TASK REQUIREMENTS ▸ Collect the lines of the entries where "this" shows up.

ENTRIES PROVIDED ▸

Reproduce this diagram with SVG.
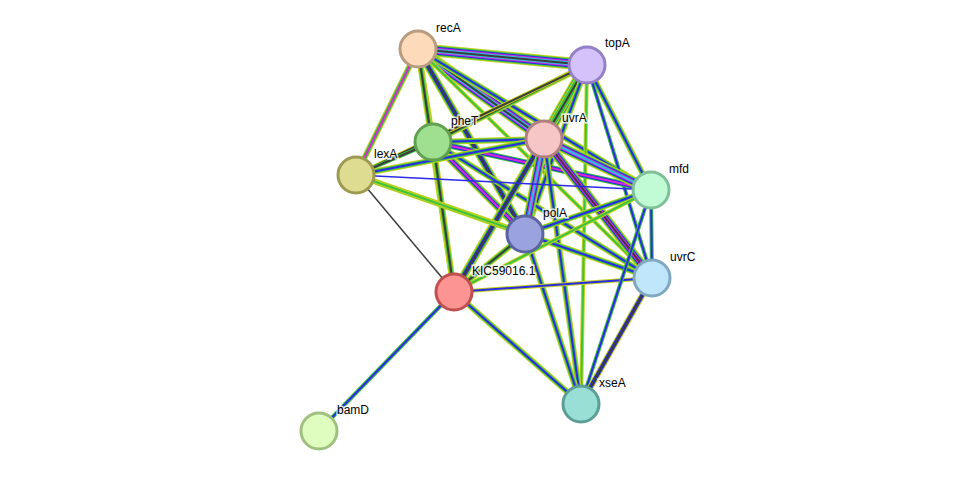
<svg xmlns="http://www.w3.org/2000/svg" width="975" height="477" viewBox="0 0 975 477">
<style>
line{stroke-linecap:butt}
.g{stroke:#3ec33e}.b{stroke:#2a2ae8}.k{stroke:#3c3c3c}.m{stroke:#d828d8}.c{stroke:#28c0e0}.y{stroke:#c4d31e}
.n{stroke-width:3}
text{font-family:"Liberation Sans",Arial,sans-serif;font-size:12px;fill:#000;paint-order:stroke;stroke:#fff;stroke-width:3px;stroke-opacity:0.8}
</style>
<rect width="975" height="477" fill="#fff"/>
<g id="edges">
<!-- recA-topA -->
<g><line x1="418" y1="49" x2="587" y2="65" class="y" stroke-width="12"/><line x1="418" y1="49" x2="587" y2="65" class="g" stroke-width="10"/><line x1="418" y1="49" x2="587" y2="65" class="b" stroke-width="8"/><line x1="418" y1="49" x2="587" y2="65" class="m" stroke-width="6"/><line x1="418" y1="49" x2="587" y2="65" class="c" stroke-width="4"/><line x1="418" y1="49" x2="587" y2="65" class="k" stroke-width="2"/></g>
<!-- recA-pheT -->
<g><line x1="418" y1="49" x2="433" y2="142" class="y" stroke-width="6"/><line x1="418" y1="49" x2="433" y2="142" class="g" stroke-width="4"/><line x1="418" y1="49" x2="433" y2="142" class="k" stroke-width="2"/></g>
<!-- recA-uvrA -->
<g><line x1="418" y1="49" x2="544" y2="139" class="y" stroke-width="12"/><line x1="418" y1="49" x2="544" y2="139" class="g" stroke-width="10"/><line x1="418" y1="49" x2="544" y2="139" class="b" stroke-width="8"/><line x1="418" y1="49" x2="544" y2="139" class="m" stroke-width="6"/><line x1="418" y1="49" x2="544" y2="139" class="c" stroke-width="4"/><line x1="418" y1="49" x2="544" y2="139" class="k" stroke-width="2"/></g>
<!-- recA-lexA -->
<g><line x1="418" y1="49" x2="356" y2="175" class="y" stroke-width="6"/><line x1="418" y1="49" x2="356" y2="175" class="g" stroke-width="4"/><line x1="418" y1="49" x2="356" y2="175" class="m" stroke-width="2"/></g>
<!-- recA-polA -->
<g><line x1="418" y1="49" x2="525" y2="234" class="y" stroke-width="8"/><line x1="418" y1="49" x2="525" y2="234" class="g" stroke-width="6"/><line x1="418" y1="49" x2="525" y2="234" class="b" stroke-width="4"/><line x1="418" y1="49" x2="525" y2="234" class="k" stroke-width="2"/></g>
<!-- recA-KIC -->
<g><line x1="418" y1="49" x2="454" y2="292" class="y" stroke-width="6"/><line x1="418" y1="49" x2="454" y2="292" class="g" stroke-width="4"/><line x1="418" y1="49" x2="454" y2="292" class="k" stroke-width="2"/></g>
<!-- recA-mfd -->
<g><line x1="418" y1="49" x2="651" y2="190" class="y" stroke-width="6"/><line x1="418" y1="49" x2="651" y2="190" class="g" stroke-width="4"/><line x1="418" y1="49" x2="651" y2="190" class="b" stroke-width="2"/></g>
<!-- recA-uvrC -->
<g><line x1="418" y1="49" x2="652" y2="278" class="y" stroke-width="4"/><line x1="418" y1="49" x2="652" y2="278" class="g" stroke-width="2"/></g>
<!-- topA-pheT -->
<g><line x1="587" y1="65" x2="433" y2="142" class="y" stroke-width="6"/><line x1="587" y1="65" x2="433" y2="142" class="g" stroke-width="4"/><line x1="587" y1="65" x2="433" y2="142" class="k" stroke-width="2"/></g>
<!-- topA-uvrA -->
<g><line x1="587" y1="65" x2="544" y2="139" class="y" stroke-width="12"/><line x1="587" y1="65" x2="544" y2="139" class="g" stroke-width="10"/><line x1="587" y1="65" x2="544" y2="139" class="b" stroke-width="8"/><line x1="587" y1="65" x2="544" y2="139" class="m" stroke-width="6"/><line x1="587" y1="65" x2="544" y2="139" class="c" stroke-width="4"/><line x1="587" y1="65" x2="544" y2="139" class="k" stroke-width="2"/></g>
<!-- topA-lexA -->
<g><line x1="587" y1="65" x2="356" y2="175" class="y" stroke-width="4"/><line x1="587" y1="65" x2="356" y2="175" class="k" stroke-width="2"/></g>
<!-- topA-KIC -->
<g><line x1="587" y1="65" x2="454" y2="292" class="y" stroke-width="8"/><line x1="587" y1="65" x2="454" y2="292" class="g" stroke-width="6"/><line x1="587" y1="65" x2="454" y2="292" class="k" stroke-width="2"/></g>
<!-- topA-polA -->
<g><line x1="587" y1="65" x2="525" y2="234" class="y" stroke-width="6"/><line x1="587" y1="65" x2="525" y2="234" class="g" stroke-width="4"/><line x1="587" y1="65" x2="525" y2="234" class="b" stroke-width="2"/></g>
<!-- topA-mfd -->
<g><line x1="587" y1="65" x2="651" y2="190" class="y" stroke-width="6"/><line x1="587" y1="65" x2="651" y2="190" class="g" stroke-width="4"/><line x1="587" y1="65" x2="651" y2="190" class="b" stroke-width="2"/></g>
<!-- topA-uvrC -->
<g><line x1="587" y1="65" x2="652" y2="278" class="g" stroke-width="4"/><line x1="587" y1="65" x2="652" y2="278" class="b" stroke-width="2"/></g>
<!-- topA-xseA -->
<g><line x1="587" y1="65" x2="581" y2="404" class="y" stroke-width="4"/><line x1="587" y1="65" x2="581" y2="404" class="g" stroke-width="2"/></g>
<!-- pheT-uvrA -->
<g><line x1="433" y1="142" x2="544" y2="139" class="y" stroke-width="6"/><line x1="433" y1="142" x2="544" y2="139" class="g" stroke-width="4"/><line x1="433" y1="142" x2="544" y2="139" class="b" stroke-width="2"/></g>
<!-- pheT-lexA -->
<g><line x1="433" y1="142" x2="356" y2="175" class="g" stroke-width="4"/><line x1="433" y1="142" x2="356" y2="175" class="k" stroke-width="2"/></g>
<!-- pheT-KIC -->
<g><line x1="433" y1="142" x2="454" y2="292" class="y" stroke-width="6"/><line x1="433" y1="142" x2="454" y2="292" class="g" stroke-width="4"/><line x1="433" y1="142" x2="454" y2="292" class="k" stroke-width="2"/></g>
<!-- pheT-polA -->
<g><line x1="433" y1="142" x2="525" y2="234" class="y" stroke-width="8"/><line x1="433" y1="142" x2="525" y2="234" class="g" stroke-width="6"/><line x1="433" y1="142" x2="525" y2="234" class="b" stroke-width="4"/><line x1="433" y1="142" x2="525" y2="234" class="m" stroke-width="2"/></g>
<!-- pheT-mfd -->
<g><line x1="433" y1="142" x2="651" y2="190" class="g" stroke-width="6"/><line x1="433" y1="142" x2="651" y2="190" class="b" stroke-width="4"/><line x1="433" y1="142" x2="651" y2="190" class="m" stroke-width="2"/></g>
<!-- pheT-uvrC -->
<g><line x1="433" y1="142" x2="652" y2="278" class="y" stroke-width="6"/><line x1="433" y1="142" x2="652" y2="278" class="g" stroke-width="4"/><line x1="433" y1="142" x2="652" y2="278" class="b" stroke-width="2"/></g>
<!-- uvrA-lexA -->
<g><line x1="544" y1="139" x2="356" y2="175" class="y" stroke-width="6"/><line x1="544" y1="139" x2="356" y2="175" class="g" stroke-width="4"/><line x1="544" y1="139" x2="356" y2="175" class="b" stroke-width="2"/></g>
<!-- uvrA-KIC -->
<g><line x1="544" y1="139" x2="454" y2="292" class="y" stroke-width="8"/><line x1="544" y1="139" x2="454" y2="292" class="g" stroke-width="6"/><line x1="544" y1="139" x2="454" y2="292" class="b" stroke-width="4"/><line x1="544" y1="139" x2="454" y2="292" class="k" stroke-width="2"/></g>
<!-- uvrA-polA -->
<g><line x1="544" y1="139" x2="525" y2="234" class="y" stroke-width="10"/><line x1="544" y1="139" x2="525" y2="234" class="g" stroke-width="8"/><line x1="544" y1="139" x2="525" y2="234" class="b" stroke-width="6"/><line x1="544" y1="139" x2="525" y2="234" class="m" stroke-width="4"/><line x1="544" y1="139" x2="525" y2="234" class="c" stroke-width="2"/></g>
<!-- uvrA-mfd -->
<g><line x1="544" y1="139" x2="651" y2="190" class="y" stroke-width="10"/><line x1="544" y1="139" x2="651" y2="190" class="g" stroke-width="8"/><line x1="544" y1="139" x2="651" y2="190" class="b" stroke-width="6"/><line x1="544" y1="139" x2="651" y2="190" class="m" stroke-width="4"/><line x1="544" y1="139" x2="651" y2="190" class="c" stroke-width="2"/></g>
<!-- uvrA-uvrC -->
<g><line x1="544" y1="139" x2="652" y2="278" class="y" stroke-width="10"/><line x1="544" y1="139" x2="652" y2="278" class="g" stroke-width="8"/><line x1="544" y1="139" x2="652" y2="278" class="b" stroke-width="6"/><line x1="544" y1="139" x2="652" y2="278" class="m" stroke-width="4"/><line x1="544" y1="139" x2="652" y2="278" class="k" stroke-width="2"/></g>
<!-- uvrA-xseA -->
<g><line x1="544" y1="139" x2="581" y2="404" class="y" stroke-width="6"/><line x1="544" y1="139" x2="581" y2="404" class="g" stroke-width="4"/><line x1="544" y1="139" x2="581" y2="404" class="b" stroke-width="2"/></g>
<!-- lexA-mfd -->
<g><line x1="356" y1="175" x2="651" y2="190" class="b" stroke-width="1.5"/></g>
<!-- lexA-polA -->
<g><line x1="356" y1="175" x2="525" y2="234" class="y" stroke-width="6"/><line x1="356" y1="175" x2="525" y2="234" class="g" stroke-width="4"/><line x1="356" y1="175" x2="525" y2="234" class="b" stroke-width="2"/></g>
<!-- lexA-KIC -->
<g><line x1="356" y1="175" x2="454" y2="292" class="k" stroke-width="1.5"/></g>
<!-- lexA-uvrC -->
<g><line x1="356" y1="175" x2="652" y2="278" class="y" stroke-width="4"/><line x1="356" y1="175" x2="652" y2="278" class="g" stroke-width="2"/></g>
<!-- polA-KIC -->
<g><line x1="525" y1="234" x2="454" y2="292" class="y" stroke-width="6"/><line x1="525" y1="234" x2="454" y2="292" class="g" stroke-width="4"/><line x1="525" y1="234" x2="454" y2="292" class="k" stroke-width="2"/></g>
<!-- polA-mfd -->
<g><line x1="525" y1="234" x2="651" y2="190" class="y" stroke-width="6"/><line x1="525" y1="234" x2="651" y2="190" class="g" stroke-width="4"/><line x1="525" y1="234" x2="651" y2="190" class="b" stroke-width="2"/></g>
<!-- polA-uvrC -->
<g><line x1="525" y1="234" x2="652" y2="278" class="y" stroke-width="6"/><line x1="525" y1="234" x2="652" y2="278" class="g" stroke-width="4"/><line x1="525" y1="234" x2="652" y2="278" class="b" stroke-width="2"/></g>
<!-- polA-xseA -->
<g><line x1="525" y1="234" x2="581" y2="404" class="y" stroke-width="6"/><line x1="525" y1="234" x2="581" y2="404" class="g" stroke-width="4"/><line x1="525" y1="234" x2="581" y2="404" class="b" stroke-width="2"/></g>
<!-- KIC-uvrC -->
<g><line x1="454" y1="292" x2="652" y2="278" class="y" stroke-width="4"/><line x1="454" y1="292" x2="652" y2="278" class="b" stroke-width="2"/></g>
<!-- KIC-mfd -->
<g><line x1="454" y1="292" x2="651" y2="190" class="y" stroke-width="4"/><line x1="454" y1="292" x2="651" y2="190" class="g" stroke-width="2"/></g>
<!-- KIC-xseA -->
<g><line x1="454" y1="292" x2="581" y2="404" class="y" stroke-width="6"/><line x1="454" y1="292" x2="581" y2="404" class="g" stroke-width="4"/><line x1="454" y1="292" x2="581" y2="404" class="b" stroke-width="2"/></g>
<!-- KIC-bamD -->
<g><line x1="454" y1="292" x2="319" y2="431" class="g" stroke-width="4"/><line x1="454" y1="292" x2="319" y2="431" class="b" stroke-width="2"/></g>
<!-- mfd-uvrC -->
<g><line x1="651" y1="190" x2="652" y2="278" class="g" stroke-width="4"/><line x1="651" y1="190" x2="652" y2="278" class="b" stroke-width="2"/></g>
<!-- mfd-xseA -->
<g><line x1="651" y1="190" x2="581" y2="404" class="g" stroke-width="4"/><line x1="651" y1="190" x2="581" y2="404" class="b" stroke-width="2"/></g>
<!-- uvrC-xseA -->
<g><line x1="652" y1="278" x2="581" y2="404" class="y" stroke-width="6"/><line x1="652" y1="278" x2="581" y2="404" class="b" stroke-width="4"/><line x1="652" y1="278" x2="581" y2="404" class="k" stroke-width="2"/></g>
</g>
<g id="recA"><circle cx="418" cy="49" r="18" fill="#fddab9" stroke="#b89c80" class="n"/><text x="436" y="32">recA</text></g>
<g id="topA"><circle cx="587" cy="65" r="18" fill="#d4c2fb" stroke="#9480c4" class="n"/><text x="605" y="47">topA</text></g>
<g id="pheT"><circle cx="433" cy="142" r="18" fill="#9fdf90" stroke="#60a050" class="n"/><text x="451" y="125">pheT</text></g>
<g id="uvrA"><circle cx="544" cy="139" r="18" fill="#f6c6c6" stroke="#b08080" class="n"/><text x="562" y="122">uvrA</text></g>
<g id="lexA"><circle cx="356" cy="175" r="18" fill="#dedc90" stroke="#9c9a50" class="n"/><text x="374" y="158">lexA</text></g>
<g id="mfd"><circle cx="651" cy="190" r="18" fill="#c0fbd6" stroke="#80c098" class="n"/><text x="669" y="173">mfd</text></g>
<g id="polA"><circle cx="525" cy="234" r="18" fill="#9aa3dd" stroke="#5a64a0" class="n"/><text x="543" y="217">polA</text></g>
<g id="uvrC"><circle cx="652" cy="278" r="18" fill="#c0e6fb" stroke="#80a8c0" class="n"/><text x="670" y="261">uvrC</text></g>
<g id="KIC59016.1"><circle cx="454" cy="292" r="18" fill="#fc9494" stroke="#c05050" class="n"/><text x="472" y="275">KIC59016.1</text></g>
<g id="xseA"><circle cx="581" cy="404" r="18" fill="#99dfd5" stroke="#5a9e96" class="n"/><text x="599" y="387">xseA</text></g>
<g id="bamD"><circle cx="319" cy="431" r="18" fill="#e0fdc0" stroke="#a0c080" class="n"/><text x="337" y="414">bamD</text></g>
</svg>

* * *

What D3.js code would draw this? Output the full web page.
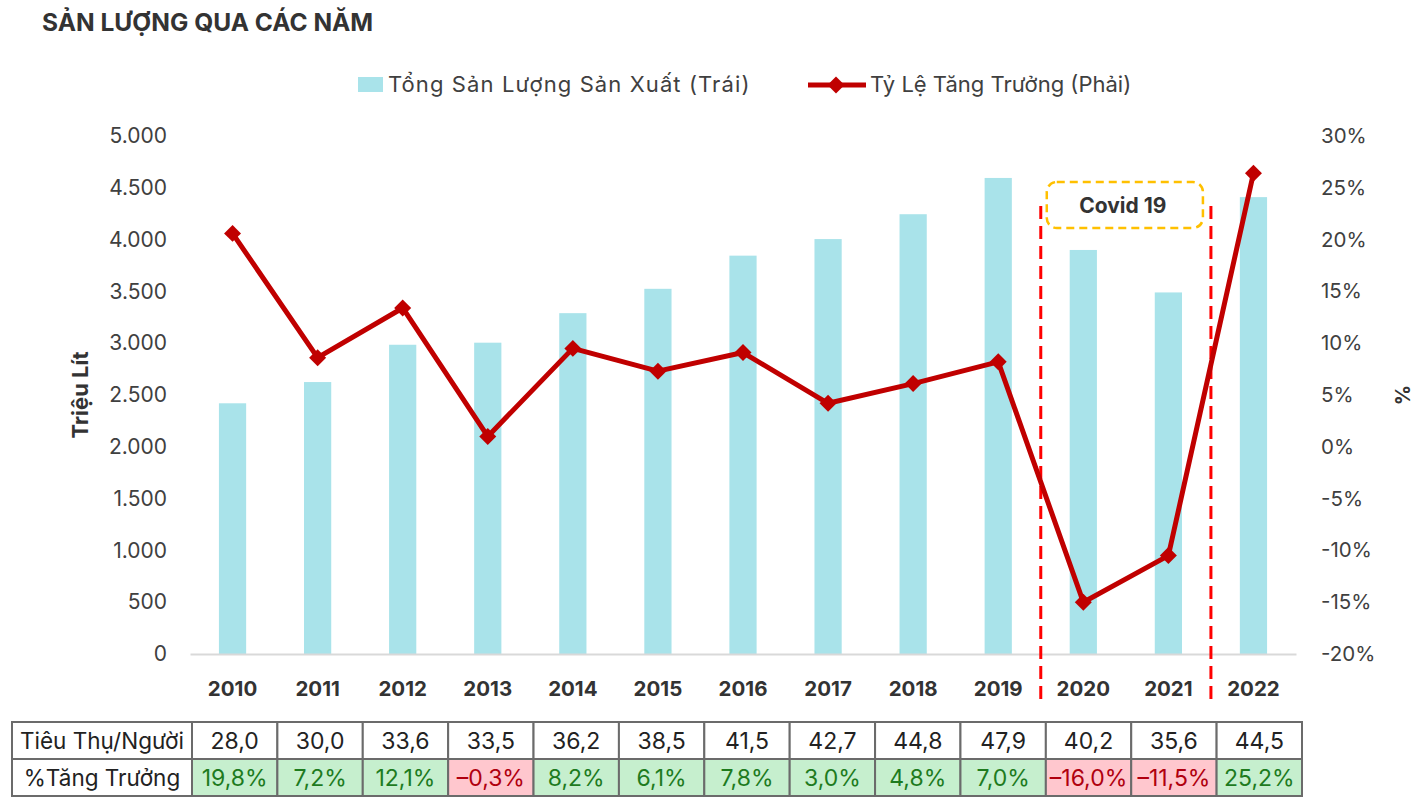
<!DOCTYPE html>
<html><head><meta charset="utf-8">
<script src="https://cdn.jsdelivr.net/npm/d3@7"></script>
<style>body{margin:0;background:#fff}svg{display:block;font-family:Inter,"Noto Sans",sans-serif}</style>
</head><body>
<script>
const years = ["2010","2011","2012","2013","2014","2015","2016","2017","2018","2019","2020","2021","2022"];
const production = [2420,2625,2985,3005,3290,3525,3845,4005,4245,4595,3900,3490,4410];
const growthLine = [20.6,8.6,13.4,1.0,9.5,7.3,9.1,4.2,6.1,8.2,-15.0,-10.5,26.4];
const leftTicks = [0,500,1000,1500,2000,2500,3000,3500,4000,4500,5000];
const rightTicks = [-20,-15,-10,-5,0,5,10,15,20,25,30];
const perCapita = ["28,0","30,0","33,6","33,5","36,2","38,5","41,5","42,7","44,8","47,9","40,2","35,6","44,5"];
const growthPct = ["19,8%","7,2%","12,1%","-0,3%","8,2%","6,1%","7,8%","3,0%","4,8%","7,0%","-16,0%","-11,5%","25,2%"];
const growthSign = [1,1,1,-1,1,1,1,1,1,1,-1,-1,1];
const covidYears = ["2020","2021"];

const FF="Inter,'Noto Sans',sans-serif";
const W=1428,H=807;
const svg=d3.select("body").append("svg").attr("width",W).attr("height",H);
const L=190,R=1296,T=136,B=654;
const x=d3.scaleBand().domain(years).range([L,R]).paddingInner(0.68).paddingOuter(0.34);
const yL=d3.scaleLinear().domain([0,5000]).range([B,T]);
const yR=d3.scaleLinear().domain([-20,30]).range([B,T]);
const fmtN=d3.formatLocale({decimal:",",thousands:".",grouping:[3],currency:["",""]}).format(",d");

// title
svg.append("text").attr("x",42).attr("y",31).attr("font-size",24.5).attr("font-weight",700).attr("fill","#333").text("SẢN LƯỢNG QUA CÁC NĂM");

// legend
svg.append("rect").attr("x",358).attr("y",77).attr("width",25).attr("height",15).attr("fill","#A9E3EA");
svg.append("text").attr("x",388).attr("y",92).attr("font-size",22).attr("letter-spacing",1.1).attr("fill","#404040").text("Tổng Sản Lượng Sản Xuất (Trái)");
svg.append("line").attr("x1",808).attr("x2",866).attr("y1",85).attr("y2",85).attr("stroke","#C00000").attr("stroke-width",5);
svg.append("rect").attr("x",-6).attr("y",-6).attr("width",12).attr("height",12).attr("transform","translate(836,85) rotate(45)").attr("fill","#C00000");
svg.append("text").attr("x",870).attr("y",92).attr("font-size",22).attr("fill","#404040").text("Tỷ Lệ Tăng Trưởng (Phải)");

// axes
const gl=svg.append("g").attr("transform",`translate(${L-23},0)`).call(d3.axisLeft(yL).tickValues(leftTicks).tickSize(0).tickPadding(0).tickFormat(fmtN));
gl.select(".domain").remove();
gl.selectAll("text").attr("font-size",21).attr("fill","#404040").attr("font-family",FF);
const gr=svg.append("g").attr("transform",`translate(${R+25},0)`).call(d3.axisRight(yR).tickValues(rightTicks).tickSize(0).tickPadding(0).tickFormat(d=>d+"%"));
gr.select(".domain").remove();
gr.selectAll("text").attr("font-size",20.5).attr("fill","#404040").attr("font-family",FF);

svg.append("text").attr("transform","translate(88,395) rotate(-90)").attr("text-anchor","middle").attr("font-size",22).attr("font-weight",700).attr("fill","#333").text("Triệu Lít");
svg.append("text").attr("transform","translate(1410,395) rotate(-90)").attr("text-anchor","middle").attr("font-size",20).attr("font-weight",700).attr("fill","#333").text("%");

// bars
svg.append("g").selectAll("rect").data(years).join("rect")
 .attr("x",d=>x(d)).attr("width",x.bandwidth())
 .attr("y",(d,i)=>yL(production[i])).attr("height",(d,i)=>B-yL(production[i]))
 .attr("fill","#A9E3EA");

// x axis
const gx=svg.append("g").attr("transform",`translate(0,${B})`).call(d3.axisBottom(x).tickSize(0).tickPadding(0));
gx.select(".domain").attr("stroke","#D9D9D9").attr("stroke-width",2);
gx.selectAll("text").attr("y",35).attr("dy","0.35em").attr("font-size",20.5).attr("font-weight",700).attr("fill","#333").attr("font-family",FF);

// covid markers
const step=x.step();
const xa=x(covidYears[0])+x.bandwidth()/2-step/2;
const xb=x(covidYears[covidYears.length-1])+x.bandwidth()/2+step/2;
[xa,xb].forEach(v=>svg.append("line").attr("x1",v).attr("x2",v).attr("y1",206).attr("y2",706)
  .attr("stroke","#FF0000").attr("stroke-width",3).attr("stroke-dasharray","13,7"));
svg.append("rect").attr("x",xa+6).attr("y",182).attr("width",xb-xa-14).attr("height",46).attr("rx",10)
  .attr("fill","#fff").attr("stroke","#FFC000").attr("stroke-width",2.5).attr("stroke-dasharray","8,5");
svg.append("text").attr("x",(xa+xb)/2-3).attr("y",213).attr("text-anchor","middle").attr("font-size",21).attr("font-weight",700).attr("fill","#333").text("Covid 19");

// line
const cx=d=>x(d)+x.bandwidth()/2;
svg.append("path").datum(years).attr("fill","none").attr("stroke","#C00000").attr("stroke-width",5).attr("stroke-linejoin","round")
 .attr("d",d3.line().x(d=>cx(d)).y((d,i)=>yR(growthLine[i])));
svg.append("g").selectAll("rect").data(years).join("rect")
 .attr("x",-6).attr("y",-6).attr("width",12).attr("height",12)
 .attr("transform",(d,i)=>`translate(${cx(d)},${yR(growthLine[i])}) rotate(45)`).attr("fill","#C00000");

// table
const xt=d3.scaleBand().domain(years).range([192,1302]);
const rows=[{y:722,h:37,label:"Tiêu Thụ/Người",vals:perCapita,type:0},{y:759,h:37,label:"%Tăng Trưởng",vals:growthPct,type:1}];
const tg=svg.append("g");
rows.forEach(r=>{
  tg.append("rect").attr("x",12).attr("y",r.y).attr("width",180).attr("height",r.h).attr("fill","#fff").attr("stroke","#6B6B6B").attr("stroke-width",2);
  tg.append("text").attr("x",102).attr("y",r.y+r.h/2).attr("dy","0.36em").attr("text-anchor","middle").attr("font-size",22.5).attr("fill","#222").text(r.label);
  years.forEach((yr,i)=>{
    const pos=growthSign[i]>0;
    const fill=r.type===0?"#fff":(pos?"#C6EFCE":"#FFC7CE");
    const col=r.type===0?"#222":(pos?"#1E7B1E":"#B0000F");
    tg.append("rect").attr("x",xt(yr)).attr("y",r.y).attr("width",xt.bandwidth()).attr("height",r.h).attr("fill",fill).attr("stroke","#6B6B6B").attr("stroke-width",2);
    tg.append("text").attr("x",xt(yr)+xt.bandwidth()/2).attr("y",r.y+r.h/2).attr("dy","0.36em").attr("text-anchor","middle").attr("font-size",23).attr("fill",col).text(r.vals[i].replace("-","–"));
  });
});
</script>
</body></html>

FINISHED ANSWER ▸
Reproduce this diagram with SVG.
What D3.js code would draw this? Output the full web page.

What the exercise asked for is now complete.